>>>>

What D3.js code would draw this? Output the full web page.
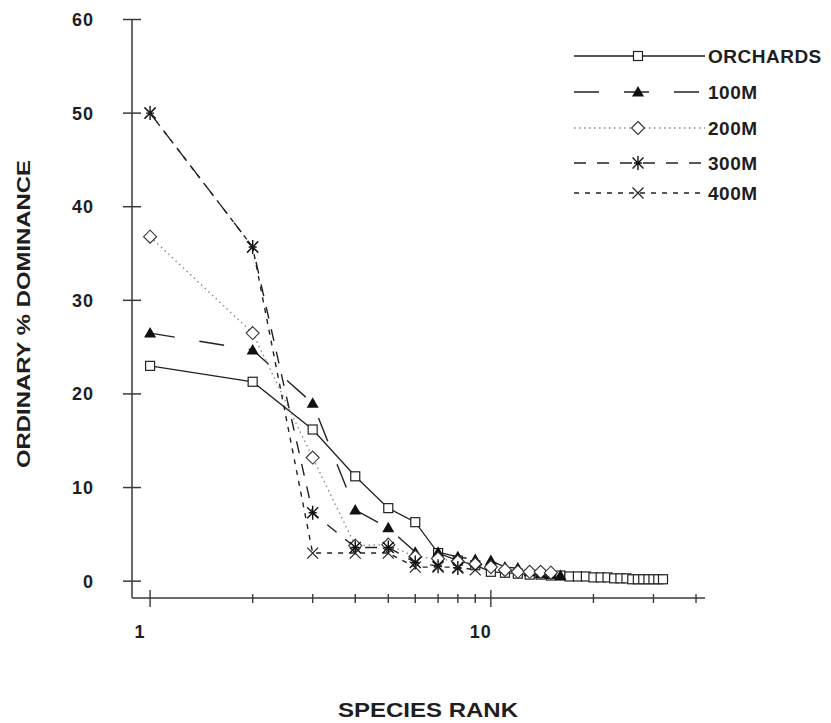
<!DOCTYPE html>
<html>
<head>
<meta charset="utf-8">
<script src="https://cdn.jsdelivr.net/npm/d3@7"></script>
<style>
  html, body { margin: 0; padding: 0; background: #fff; }
  svg { display: block; }
  text { font-family: "Liberation Sans", Arial, sans-serif; font-weight: bold; fill: #1e1e1e; }
</style>
</head>
<body>
<svg id="chart" width="831" height="723"></svg>
<script>
// Species rank-abundance curves: ordinary % dominance by species rank
const seriesNames = ["ORCHARDS", "100M", "200M", "300M", "400M"];

const orchards = [23.0, 21.3, 16.2, 11.2, 7.8, 6.3, 3.0, 2.2, 1.7, 1.0, 0.9, 0.8, 0.7, 0.7, 0.6, 0.6,
                  0.5, 0.5, 0.5, 0.4, 0.4, 0.4, 0.3, 0.3, 0.3, 0.2, 0.2, 0.2, 0.2, 0.2, 0.2, 0.2];
const m100 = [26.5, 24.7, 19.0, 7.6, 5.7, 3.1, 3.1, 2.6, 2.3, 2.2, 1.5, 1.4, 1.0, 0.8, 0.7, 0.6];
const m200 = [36.8, 26.5, 13.2, 3.8, 3.9, 2.6, 2.4, 2.1, 1.8, 1.5, 1.2, 1.0, 1.0, 1.0, 0.9];
const m300 = [50.0, 35.7, 7.3, 3.6, 3.6, 2.0, 1.6, 1.4];
const m400 = [50.0, 35.7, 3.0, 3.0, 3.0, 1.5, 1.5, 1.5, 1.2];

const yTicks = [0, 10, 20, 30, 40, 50, 60];
const xTicks = [1, 2, 3, 4, 5, 6, 7, 8, 9, 10, 20, 30, 40];
const xLabels = [1, 10];

const svg = d3.select("#chart");

const x = d3.scaleLog().domain([0.885, 42.5]).range([132, 705]);
const y = d3.scaleLinear().domain([-1.8, 60]).range([598, 19.5]);

const axisColor = "#3a3a3a";

// Axis lines
svg.append("line").attr("x1", x.range()[0]).attr("x2", x.range()[0])
  .attr("y1", y(60)).attr("y2", y.range()[0])
  .attr("stroke", axisColor).attr("stroke-width", 1.5);
svg.append("line").attr("x1", x.range()[0]).attr("x2", x.range()[1])
  .attr("y1", y.range()[0]).attr("y2", y.range()[0])
  .attr("stroke", axisColor).attr("stroke-width", 1.5);

// Y ticks cross the axis
const yAxisX = x.range()[0];
svg.append("g").selectAll("line").data(yTicks).join("line")
  .attr("x1", yAxisX - 9).attr("x2", yAxisX + 9)
  .attr("y1", d => y(d)).attr("y2", d => y(d))
  .attr("stroke", axisColor).attr("stroke-width", 1.5);
svg.append("g").selectAll("text").data(yTicks).join("text")
  .attr("x", 94).attr("y", d => y(d)).attr("dy", "0.36em")
  .attr("text-anchor", "end").attr("font-size", 18).attr("letter-spacing", 1)
  .text(d => d);

// X ticks: long at decades, short elsewhere
const xAxisY = y.range()[0];
svg.append("g").selectAll("line").data(xTicks).join("line")
  .attr("x1", d => x(d)).attr("x2", d => x(d))
  .attr("y1", d => xLabels.includes(d) ? xAxisY - 8 : xAxisY - 4)
  .attr("y2", d => xLabels.includes(d) ? xAxisY + 9 : xAxisY + 5)
  .attr("stroke", axisColor).attr("stroke-width", 1.4);
svg.append("g").selectAll("text").data(xLabels).join("text")
  .attr("x", d => x(d) - 10).attr("y", 638)
  .attr("text-anchor", "middle").attr("font-size", 18).attr("letter-spacing", 1)
  .text(d => d);

// Axis titles
svg.append("text").attr("x", 428).attr("y", 717).attr("text-anchor", "middle")
  .attr("font-size", 20).attr("textLength", 180).attr("lengthAdjust", "spacingAndGlyphs")
  .text("SPECIES RANK");
svg.append("text").attr("transform", "translate(30,314) rotate(-90)")
  .attr("text-anchor", "middle").attr("font-size", 19)
  .attr("textLength", 308).attr("lengthAdjust", "spacingAndGlyphs")
  .text("ORDINARY % DOMINANCE");

// Marker shapes
const markers = {
  square: g => g.append("rect").attr("x", -4.5).attr("y", -4.5).attr("width", 9).attr("height", 9)
    .attr("fill", "#fff").attr("stroke", "#222").attr("stroke-width", 1.2),
  triangle: g => g.append("path").attr("d", "M0,-6L6,4.5L-6,4.5Z").attr("fill", "#111"),
  diamond: g => g.append("path").attr("d", "M0,-6.5L6.5,0L0,6.5L-6.5,0Z")
    .attr("fill", "#fff").attr("stroke", "#333").attr("stroke-width", 1.1),
  star: g => g.append("path").attr("d", "M0,-7L0,7M-5.5,-5.5L5.5,5.5M-5.5,5.5L5.5,-5.5M-4,0L4,0")
    .attr("stroke", "#111").attr("stroke-width", 1.4).attr("fill", "none"),
  cross: g => g.append("path").attr("d", "M-5.5,-5.5L5.5,5.5M-5.5,5.5L5.5,-5.5")
    .attr("stroke", "#222").attr("stroke-width", 1.2).attr("fill", "none")
};

const series = [
  { name: seriesNames[0], values: orchards, dash: null, color: "#222", width: 1.3, marker: "square" },
  { name: seriesNames[1], values: m100, dash: "25,25", color: "#222", width: 1.4, marker: "triangle" },
  { name: seriesNames[2], values: m200, dash: "1.5,3.5", color: "#8a8a8a", width: 1.4, marker: "diamond" },
  { name: seriesNames[3], values: m300, dash: "12,11", color: "#222", width: 1.4, marker: "star" },
  { name: seriesNames[4], values: m400, dash: "5,6", color: "#222", width: 1.4, marker: "cross" }
];

const line = d3.line().x((d, i) => x(i + 1)).y(d => y(d));

series.forEach(s => {
  svg.append("path").datum(s.values).attr("d", line)
    .attr("fill", "none").attr("stroke", s.color).attr("stroke-width", s.width)
    .attr("stroke-dasharray", s.dash);
});
series.forEach(s => {
  svg.append("g").selectAll("g").data(s.values).join("g")
    .attr("transform", (d, i) => `translate(${x(i + 1)},${y(d)})`)
    .each(function () { markers[s.marker](d3.select(this)); });
});

// Legend
const legendRows = [56, 92, 128, 163, 193];
series.forEach((s, i) => {
  const g = svg.append("g").attr("transform", `translate(0,${legendRows[i]})`);
  g.append("line").attr("x1", 574).attr("x2", 705).attr("y1", 0).attr("y2", 0)
    .attr("stroke", s.color).attr("stroke-width", s.width).attr("stroke-dasharray", s.dash);
  const m = g.append("g").attr("transform", "translate(638,0)");
  markers[s.marker](m);
  g.append("text").attr("x", 708).attr("y", 0).attr("dy", "0.36em").attr("font-size", 19)
    .attr("letter-spacing", 0.5)
    .text(s.name);
});
</script>
</body>
</html>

<<<<

■ Your goal: Using the listing, collect all lines in which the string "this" is found.

■ The result:
What D3.js code would draw this? Output the full web page.
    .each(function () { markers[s.marker](d3.select(this)); });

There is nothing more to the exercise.